TO BE DONE:
Leave out the pictures and copy everything else below exactly.

------------------------------------------------------------------------

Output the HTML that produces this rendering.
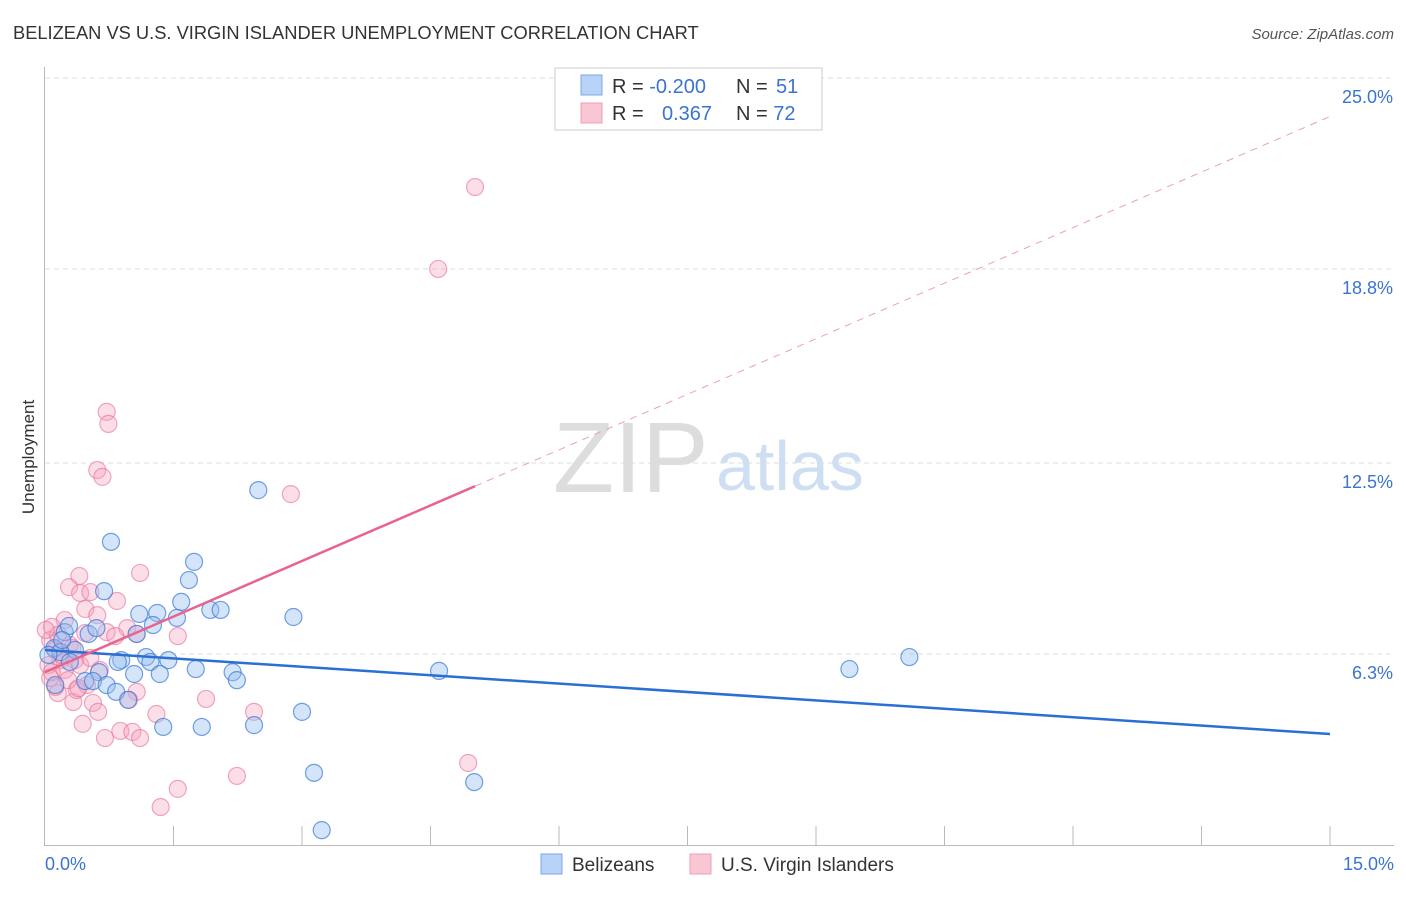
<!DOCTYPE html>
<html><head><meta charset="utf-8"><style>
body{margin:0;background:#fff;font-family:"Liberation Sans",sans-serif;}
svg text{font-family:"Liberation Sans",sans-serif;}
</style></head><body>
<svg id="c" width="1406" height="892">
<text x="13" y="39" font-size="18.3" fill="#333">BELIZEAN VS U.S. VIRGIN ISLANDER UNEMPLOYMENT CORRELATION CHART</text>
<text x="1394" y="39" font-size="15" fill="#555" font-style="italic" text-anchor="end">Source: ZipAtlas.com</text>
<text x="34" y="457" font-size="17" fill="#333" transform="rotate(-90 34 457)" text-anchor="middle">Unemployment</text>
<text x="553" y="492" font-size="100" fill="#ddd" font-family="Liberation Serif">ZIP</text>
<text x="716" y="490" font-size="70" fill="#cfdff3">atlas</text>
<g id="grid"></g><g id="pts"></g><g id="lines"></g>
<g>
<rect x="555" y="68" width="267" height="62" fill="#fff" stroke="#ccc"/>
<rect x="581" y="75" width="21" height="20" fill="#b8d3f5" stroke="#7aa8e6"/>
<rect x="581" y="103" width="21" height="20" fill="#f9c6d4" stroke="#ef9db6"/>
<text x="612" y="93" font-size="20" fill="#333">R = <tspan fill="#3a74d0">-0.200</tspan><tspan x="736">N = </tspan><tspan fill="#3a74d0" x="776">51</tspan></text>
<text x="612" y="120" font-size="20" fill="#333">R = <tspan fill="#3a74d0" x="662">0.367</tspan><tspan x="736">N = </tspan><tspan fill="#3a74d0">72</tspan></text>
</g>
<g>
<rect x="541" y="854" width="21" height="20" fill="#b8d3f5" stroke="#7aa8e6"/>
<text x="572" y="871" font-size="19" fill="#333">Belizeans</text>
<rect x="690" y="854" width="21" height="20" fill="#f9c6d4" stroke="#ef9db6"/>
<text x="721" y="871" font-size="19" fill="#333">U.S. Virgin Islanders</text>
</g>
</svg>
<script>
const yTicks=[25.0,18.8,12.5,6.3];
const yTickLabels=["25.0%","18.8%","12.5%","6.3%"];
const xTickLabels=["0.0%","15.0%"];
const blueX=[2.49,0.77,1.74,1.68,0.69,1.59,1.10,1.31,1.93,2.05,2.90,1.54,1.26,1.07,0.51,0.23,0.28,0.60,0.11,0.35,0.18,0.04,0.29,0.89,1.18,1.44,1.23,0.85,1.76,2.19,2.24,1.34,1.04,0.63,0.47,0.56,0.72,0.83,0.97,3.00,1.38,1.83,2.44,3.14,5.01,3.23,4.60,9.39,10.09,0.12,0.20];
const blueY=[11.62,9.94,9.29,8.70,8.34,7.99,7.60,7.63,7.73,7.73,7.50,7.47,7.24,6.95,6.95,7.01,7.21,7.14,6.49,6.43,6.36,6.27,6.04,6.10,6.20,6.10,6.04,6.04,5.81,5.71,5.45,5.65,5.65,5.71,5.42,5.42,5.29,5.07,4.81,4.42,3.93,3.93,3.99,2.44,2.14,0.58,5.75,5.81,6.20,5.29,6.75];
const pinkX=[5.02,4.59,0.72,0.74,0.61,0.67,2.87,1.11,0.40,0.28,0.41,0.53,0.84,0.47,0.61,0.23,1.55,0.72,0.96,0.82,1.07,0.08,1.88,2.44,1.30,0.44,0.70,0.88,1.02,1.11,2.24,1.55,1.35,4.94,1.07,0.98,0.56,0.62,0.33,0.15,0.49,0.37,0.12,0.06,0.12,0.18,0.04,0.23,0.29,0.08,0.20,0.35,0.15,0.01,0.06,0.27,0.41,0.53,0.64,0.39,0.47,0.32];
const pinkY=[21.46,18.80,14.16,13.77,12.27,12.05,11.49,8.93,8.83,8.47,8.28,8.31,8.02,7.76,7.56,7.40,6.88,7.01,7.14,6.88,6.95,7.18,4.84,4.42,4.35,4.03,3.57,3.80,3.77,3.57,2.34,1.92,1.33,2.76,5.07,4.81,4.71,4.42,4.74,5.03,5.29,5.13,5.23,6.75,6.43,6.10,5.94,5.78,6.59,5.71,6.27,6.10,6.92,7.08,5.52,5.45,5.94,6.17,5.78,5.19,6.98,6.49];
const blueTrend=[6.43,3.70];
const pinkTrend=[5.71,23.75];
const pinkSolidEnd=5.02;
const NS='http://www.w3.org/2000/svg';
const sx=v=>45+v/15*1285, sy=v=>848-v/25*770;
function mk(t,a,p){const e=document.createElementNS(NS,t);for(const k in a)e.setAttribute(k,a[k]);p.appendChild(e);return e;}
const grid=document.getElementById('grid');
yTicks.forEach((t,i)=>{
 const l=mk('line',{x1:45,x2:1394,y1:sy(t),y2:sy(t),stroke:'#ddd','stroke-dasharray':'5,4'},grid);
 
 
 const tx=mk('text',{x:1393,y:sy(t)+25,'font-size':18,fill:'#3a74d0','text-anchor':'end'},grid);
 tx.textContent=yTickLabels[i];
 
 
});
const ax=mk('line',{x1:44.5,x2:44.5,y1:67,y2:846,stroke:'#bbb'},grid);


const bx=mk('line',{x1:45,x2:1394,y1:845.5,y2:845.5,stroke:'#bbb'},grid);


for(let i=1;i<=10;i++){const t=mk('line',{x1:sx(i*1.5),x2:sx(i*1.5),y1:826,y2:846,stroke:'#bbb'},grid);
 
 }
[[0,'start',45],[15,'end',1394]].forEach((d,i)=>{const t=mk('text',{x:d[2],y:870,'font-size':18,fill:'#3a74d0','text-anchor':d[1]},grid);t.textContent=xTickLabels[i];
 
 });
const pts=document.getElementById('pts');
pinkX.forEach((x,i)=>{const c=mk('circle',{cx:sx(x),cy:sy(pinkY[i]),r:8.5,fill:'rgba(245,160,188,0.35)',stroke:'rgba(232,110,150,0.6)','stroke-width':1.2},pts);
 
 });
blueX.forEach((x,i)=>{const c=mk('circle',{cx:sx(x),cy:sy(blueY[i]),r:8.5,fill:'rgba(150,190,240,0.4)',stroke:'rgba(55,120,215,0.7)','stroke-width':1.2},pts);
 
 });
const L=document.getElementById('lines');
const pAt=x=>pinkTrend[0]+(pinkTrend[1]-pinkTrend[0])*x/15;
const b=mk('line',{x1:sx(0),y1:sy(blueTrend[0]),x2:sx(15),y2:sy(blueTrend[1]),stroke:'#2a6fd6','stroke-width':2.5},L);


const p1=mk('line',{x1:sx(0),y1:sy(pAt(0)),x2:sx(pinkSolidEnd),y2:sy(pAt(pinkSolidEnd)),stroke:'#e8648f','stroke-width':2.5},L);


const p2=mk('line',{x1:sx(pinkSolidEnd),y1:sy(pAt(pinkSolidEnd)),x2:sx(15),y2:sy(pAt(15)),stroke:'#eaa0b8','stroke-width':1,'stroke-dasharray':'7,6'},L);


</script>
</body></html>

------------------------------------------------------------------------

FULL OUTPUT:
Output the HTML that produces this rendering.
<!DOCTYPE html>
<html><head><meta charset="utf-8"><style>
body{margin:0;background:#fff;font-family:"Liberation Sans",sans-serif;}
svg text{font-family:"Liberation Sans",sans-serif;}
</style></head><body>
<svg id="c" width="1406" height="892">
<text x="13" y="39" font-size="18.3" fill="#333">BELIZEAN VS U.S. VIRGIN ISLANDER UNEMPLOYMENT CORRELATION CHART</text>
<text x="1394" y="39" font-size="15" fill="#555" font-style="italic" text-anchor="end">Source: ZipAtlas.com</text>
<text x="34" y="457" font-size="17" fill="#333" transform="rotate(-90 34 457)" text-anchor="middle">Unemployment</text>
<text x="553" y="492" font-size="100" fill="#ddd" font-family="Liberation Serif">ZIP</text>
<text x="716" y="490" font-size="70" fill="#cfdff3">atlas</text>
<g id="grid"></g><g id="pts"></g><g id="lines"></g>
<g>
<rect x="555" y="68" width="267" height="62" fill="#fff" stroke="#ccc"/>
<rect x="581" y="75" width="21" height="20" fill="#b8d3f5" stroke="#7aa8e6"/>
<rect x="581" y="103" width="21" height="20" fill="#f9c6d4" stroke="#ef9db6"/>
<text x="612" y="93" font-size="20" fill="#333">R = <tspan fill="#3a74d0">-0.200</tspan><tspan x="736">N = </tspan><tspan fill="#3a74d0" x="776">51</tspan></text>
<text x="612" y="120" font-size="20" fill="#333">R = <tspan fill="#3a74d0" x="662">0.367</tspan><tspan x="736">N = </tspan><tspan fill="#3a74d0">72</tspan></text>
</g>
<g>
<rect x="541" y="854" width="21" height="20" fill="#b8d3f5" stroke="#7aa8e6"/>
<text x="572" y="871" font-size="19" fill="#333">Belizeans</text>
<rect x="690" y="854" width="21" height="20" fill="#f9c6d4" stroke="#ef9db6"/>
<text x="721" y="871" font-size="19" fill="#333">U.S. Virgin Islanders</text>
</g>
</svg>
<script>
const yTicks=[25.0,18.8,12.5,6.3];
const yTickLabels=["25.0%","18.8%","12.5%","6.3%"];
const xTickLabels=["0.0%","15.0%"];
const blueX=[2.49,0.77,1.74,1.68,0.69,1.59,1.10,1.31,1.93,2.05,2.90,1.54,1.26,1.07,0.51,0.23,0.28,0.60,0.11,0.35,0.18,0.04,0.29,0.89,1.18,1.44,1.23,0.85,1.76,2.19,2.24,1.34,1.04,0.63,0.47,0.56,0.72,0.83,0.97,3.00,1.38,1.83,2.44,3.14,5.01,3.23,4.60,9.39,10.09,0.12,0.20];
const blueY=[11.62,9.94,9.29,8.70,8.34,7.99,7.60,7.63,7.73,7.73,7.50,7.47,7.24,6.95,6.95,7.01,7.21,7.14,6.49,6.43,6.36,6.27,6.04,6.10,6.20,6.10,6.04,6.04,5.81,5.71,5.45,5.65,5.65,5.71,5.42,5.42,5.29,5.07,4.81,4.42,3.93,3.93,3.99,2.44,2.14,0.58,5.75,5.81,6.20,5.29,6.75];
const pinkX=[5.02,4.59,0.72,0.74,0.61,0.67,2.87,1.11,0.40,0.28,0.41,0.53,0.84,0.47,0.61,0.23,1.55,0.72,0.96,0.82,1.07,0.08,1.88,2.44,1.30,0.44,0.70,0.88,1.02,1.11,2.24,1.55,1.35,4.94,1.07,0.98,0.56,0.62,0.33,0.15,0.49,0.37,0.12,0.06,0.12,0.18,0.04,0.23,0.29,0.08,0.20,0.35,0.15,0.01,0.06,0.27,0.41,0.53,0.64,0.39,0.47,0.32];
const pinkY=[21.46,18.80,14.16,13.77,12.27,12.05,11.49,8.93,8.83,8.47,8.28,8.31,8.02,7.76,7.56,7.40,6.88,7.01,7.14,6.88,6.95,7.18,4.84,4.42,4.35,4.03,3.57,3.80,3.77,3.57,2.34,1.92,1.33,2.76,5.07,4.81,4.71,4.42,4.74,5.03,5.29,5.13,5.23,6.75,6.43,6.10,5.94,5.78,6.59,5.71,6.27,6.10,6.92,7.08,5.52,5.45,5.94,6.17,5.78,5.19,6.98,6.49];
const blueTrend=[6.43,3.70];
const pinkTrend=[5.71,23.75];
const pinkSolidEnd=5.02;
const NS='http://www.w3.org/2000/svg';
const sx=v=>45+v/15*1285, sy=v=>848-v/25*770;
function mk(t,a,p){const e=document.createElementNS(NS,t);for(const k in a)e.setAttribute(k,a[k]);p.appendChild(e);return e;}
const grid=document.getElementById('grid');
yTicks.forEach((t,i)=>{
 const l=mk('line',{x1:45,x2:1394,y1:sy(t),y2:sy(t),stroke:'#ddd','stroke-dasharray':'5,4'},grid);
 
 
 const tx=mk('text',{x:1393,y:sy(t)+25,'font-size':18,fill:'#3a74d0','text-anchor':'end'},grid);
 tx.textContent=yTickLabels[i];
 
 
});
const ax=mk('line',{x1:44.5,x2:44.5,y1:67,y2:846,stroke:'#bbb'},grid);


const bx=mk('line',{x1:45,x2:1394,y1:845.5,y2:845.5,stroke:'#bbb'},grid);


for(let i=1;i<=10;i++){const t=mk('line',{x1:sx(i*1.5),x2:sx(i*1.5),y1:826,y2:846,stroke:'#bbb'},grid);
 
 }
[[0,'start',45],[15,'end',1394]].forEach((d,i)=>{const t=mk('text',{x:d[2],y:870,'font-size':18,fill:'#3a74d0','text-anchor':d[1]},grid);t.textContent=xTickLabels[i];
 
 });
const pts=document.getElementById('pts');
pinkX.forEach((x,i)=>{const c=mk('circle',{cx:sx(x),cy:sy(pinkY[i]),r:8.5,fill:'rgba(245,160,188,0.35)',stroke:'rgba(232,110,150,0.6)','stroke-width':1.2},pts);
 
 });
blueX.forEach((x,i)=>{const c=mk('circle',{cx:sx(x),cy:sy(blueY[i]),r:8.5,fill:'rgba(150,190,240,0.4)',stroke:'rgba(55,120,215,0.7)','stroke-width':1.2},pts);
 
 });
const L=document.getElementById('lines');
const pAt=x=>pinkTrend[0]+(pinkTrend[1]-pinkTrend[0])*x/15;
const b=mk('line',{x1:sx(0),y1:sy(blueTrend[0]),x2:sx(15),y2:sy(blueTrend[1]),stroke:'#2a6fd6','stroke-width':2.5},L);


const p1=mk('line',{x1:sx(0),y1:sy(pAt(0)),x2:sx(pinkSolidEnd),y2:sy(pAt(pinkSolidEnd)),stroke:'#e8648f','stroke-width':2.5},L);


const p2=mk('line',{x1:sx(pinkSolidEnd),y1:sy(pAt(pinkSolidEnd)),x2:sx(15),y2:sy(pAt(15)),stroke:'#eaa0b8','stroke-width':1,'stroke-dasharray':'7,6'},L);


</script>
</body></html>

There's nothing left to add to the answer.